Miriam Gottfried,

THE WALL STREET JOURNAL

La rémunération à base d'actions ne constitue pas une dépense réelle - ou du moins c'est ce que ce voudraient faire croire les sociétés technologiques aux investisseurs. Mais comme le montre Twitter (TWTR), cette jolie histoire vole en éclats dès lors qu'une entreprise doit réajuster sa rémunération pour prendre en compte la baisse de son cours de Bourse.

Le réseau social américain a offert de nouvelles unités d'actions assujetties à restrictions à des collaborateurs de tout rang dans le but d'éviter les défections. Cet apport a un effet dilutif sur les actionnaires existants qui ont déjà supporté une chute de 64% du titre l'an passé.

Twitter, par sa décision, devient un exemple éloquent du double impact auquel s'exposent les investisseurs lorsque l'élément le plus couramment utilisé pour rétribuer les effectifs dans la Silicon Valley voit sa valeur chuter. Dans ce cas, "une boucle potentiellement dangereuse peut émerger, dans laquelle plus d'actions doivent être émises pour compenser une baisse des anticipations de cours de Bourse des employés par rapport au marché", comme l'ont récemment noté des analystes de C. Bernstein.

Et la situation de Twitter rappelle l'importance de considérer la rémunération en actions pour évaluer une entreprise - même quand la direction la retranche.
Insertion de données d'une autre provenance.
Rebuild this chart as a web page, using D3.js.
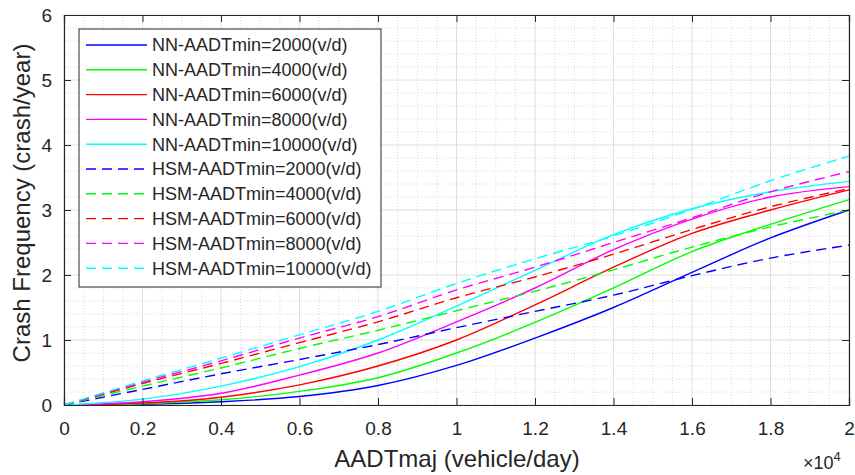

Avant ces dernières mesures, la rémunération en actions de Twitter était déjà inhabituellement élevée - 247% des résultats pro forma en 2015, contre 46% pour Facebook et 26% pour la maison mère de Google, Alphabet, selon Bernstein. Mais d'autres groupes technologiques ne sont pas sans risque.

L'influence de Wall Street

La tendance des investisseurs à ignorer la rémunération en actions pourrait certes être alimentée par les analystes de Wall Street qui fondent généralement leurs estimations sur ces résultats "ajustés". Peu d'analystes veulent être les premiers à réintégrer ce coût par crainte d'être exclus du consensus couramment cité, ou de se mettre à dos la direction d'une entreprise.

Pourtant, l'écart entre les résultats pro forma et ceux publiés aux normes GAAP se creuse. Aux normes GAAP, le bénéfice net de Facebook en 2015 ne représentait plus que 56,6% du résultat net pro forma, contre 62% en 2014. Pour les entreprises technologiques composant l'indice S&P 500, la différence entre les deux résultats a atteint globalement 19% en 2015, soit près du double de 2014.

Voilà peut-être pourquoi Warren Buffett s'est à nouveau senti obligé d'aborder cette question dans sa plus récente lettre annuelle aux actionnaires de Berkshire Hathaway.

Exclure la rémunération à base d'actions constitue "l'exemple le plus flagrant" des pratiques de "dirigeants qui demandent à leurs actionnaires d'ignorer certaines dépenses qui ne sont que trop réelles", a écrit Warren Buffett. "Si la rémunération n'est pas une dépense, alors de quoi s'agit-il? Et si les dépenses réelles et récurrentes n'entrent pas dans le calcul des résultats, à quoi d'autre peuvent-elles bien servir?"